• Task to carry out
Copy the material that follows word for word and omit its pictures.
------------------------------------------------------------
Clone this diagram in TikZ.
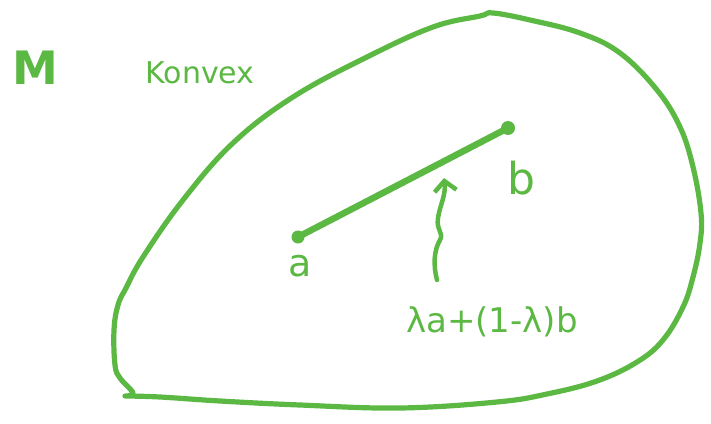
\documentclass[tikz,border=0pt]{standalone}
\usepackage{fontspec}
\setmainfont{DejaVu Sans}
\usepackage{tikz}
\usetikzlibrary{arrows.meta,calc,positioning}
\definecolor{penGreen}{HTML}{5BB843}

\begin{document}
\begin{tikzpicture}[
  x=1pt,y=-1pt,
  >=Stealth,
  pen/.style={draw=penGreen,line width=5.2pt,line cap=round,line join=round},
  dot/.style={circle,fill=penGreen,inner sep=0pt,minimum size=13pt},
  hand/.style={text=penGreen,inner sep=0pt}
]
\useasboundingbox (0,0) rectangle (711,423);

% the convex set M
\draw[pen] plot[smooth,tension=0.65] coordinates {
  (125,396) (133,393) (120,378) (115,365) (114,330) (118,305)
  (126,288) (143,257) (183,200) (233,143) (293,97) (367,57)
  (433,27) (480,16) (493,13) (530,20) (580,33) (620,53)
  (657,90) (680,127) (693,167) (701,213) (700,243) (693,277)
  (683,307) (663,340) (637,362) (597,381) (547,394) (497,402)
  (400,408) (300,405) (220,401) (160,397) (125,396)};

\node[hand,font=\bfseries\fontsize{46}{46}\selectfont] (setM) at (35,68) {M};
\node[hand,font=\fontsize{30}{30}\selectfont] (konvex) at (200,73) {Konvex};

% segment from a to b
\node[dot] (ptA) at (298,237) {};
\node[dot,minimum size=14pt] (ptB) at (508,128) {};
\draw[pen,line width=6.5pt] (ptA.center) -- (ptB.center);
\node[hand,font=\fontsize{38}{38}\selectfont] (labA) at (300,266) {a};
\node[hand,font=\fontsize{44}{44}\selectfont] (labB) at (521,178) {b};

% point on the segment
\node[hand,font=\fontsize{34}{34}\selectfont] (conv) at (492,322) {λa+(1-λ)b};
\coordinate (tipC) at (444,178);
\draw[pen,line width=4.5pt,->,>={Straight Barb[length=10pt,width=22pt]}]
  (437,280) .. controls (433,265) and (434,250) .. (440,240)
  .. controls (444,233) and (436,230) .. (438,218)
  .. controls (440,205) and (446,195) .. (tipC);
\end{tikzpicture}
\end{document}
------------------------------------------------------------
• Correct result
Clone this diagram in TikZ.
\documentclass[tikz,border=0pt]{standalone}
\usepackage{fontspec}
\setmainfont{DejaVu Sans}
\usepackage{tikz}
\usetikzlibrary{arrows.meta,calc,positioning}
\definecolor{penGreen}{HTML}{5BB843}

\begin{document}
\begin{tikzpicture}[
  x=1pt,y=-1pt,
  >=Stealth,
  pen/.style={draw=penGreen,line width=5.2pt,line cap=round,line join=round},
  dot/.style={circle,fill=penGreen,inner sep=0pt,minimum size=13pt},
  hand/.style={text=penGreen,inner sep=0pt}
]
\useasboundingbox (0,0) rectangle (711,423);

% the convex set M
\draw[pen] plot[smooth,tension=0.65] coordinates {
  (125,396) (133,393) (120,378) (115,365) (114,330) (118,305)
  (126,288) (143,257) (183,200) (233,143) (293,97) (367,57)
  (433,27) (480,16) (493,13) (530,20) (580,33) (620,53)
  (657,90) (680,127) (693,167) (701,213) (700,243) (693,277)
  (683,307) (663,340) (637,362) (597,381) (547,394) (497,402)
  (400,408) (300,405) (220,401) (160,397) (125,396)};

\node[hand,font=\bfseries\fontsize{46}{46}\selectfont] (setM) at (35,68) {M};
\node[hand,font=\fontsize{30}{30}\selectfont] (konvex) at (200,73) {Konvex};

% segment from a to b
\node[dot] (ptA) at (298,237) {};
\node[dot,minimum size=14pt] (ptB) at (508,128) {};
\draw[pen,line width=6.5pt] (ptA.center) -- (ptB.center);
\node[hand,font=\fontsize{38}{38}\selectfont] (labA) at (300,266) {a};
\node[hand,font=\fontsize{44}{44}\selectfont] (labB) at (521,178) {b};

% point on the segment
\node[hand,font=\fontsize{34}{34}\selectfont] (conv) at (492,322) {λa+(1-λ)b};
\coordinate (tipC) at (444,178);
\draw[pen,line width=4.5pt,->,>={Straight Barb[length=10pt,width=22pt]}]
  (437,280) .. controls (433,265) and (434,250) .. (440,240)
  .. controls (444,233) and (436,230) .. (438,218)
  .. controls (440,205) and (446,195) .. (tipC);
\end{tikzpicture}
\end{document}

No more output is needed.